— Task brief —
Copy out the data exactly, leaving the pictures behind.

— Material provided —
□ □ □ □

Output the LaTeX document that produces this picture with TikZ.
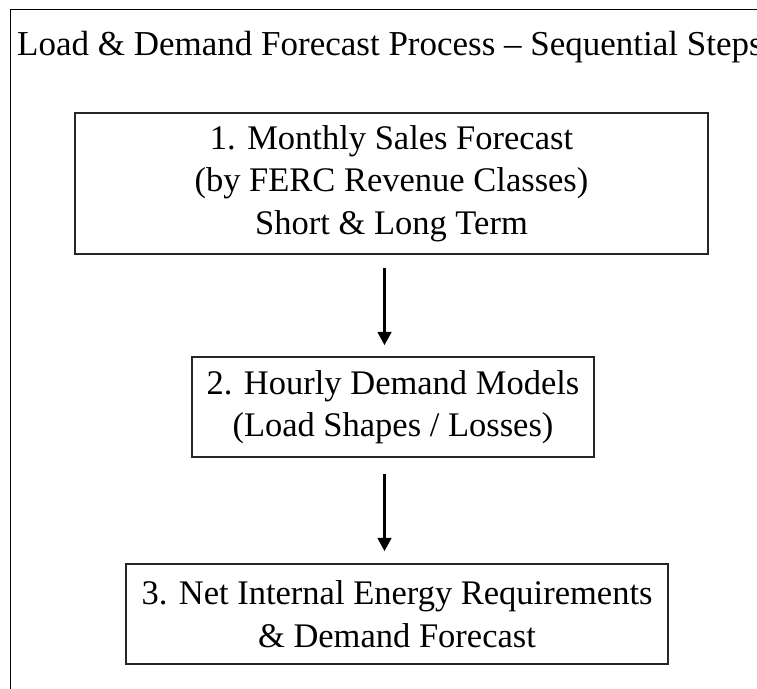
\documentclass[tikz,border=0pt]{standalone}
\usepackage{fontspec}
\setmainfont{Liberation Serif}
\usetikzlibrary{arrows.meta}
\begin{document}
\begin{tikzpicture}[x=1pt,y=-1pt,
  stepbox/.style={draw=black!85, line width=1.4pt, align=center, inner sep=0pt,
    font=\fontsize{34.5}{42.5}\selectfont},
  flow/.style={line width=3.2pt, -{Triangle[width=13.5pt,length=13.5pt]}}]
\useasboundingbox (0,0) rectangle (757,688);
\clip (0,0) rectangle (757,688);
% outer frame, running past the page on the right and at the bottom
\draw[line width=1.6pt] (10.6,720) -- (10.6,9.5) -- (800,9.5);
\node[anchor=base west, inner sep=0pt, font=\fontsize{35}{42}\selectfont] (title) at (17,55)
  {Load \& Demand Forecast Process -- Sequential Steps};
\node[stepbox, minimum width=633pt, minimum height=141pt] (s1) at (391.5,183.5)
  {1. Monthly Sales Forecast\\(by FERC Revenue Classes)\\Short \& Long Term};
\node[stepbox, minimum width=402pt, minimum height=100pt] (s2) at (393,407)
  {2. Hourly Demand Models\\(Load Shapes / Losses)};
\node[stepbox, minimum width=542pt, minimum height=100pt] (s3) at (397,614)
  {3. Net Internal Energy Requirements\\\& Demand Forecast};
\coordinate (ax) at (384.5,0);
\draw[flow, shorten <=13pt, shorten >=11pt] (s1.south -| ax) -- (s2.north -| ax);
\draw[flow, shorten <=16pt, shorten >=12pt] (s2.south -| ax) -- (s3.north -| ax);
\end{tikzpicture}
\end{document}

□ □ □ □

— Result of this task —
Output the LaTeX document that produces this picture with TikZ.
\documentclass[tikz,border=0pt]{standalone}
\usepackage{fontspec}
\setmainfont{Liberation Serif}
\usetikzlibrary{arrows.meta}
\begin{document}
\begin{tikzpicture}[x=1pt,y=-1pt,
  stepbox/.style={draw=black!85, line width=1.4pt, align=center, inner sep=0pt,
    font=\fontsize{34.5}{42.5}\selectfont},
  flow/.style={line width=3.2pt, -{Triangle[width=13.5pt,length=13.5pt]}}]
\useasboundingbox (0,0) rectangle (757,688);
\clip (0,0) rectangle (757,688);
% outer frame, running past the page on the right and at the bottom
\draw[line width=1.6pt] (10.6,720) -- (10.6,9.5) -- (800,9.5);
\node[anchor=base west, inner sep=0pt, font=\fontsize{35}{42}\selectfont] (title) at (17,55)
  {Load \& Demand Forecast Process -- Sequential Steps};
\node[stepbox, minimum width=633pt, minimum height=141pt] (s1) at (391.5,183.5)
  {1. Monthly Sales Forecast\\(by FERC Revenue Classes)\\Short \& Long Term};
\node[stepbox, minimum width=402pt, minimum height=100pt] (s2) at (393,407)
  {2. Hourly Demand Models\\(Load Shapes / Losses)};
\node[stepbox, minimum width=542pt, minimum height=100pt] (s3) at (397,614)
  {3. Net Internal Energy Requirements\\\& Demand Forecast};
\coordinate (ax) at (384.5,0);
\draw[flow, shorten <=13pt, shorten >=11pt] (s1.south -| ax) -- (s2.north -| ax);
\draw[flow, shorten <=16pt, shorten >=12pt] (s2.south -| ax) -- (s3.north -| ax);
\end{tikzpicture}
\end{document}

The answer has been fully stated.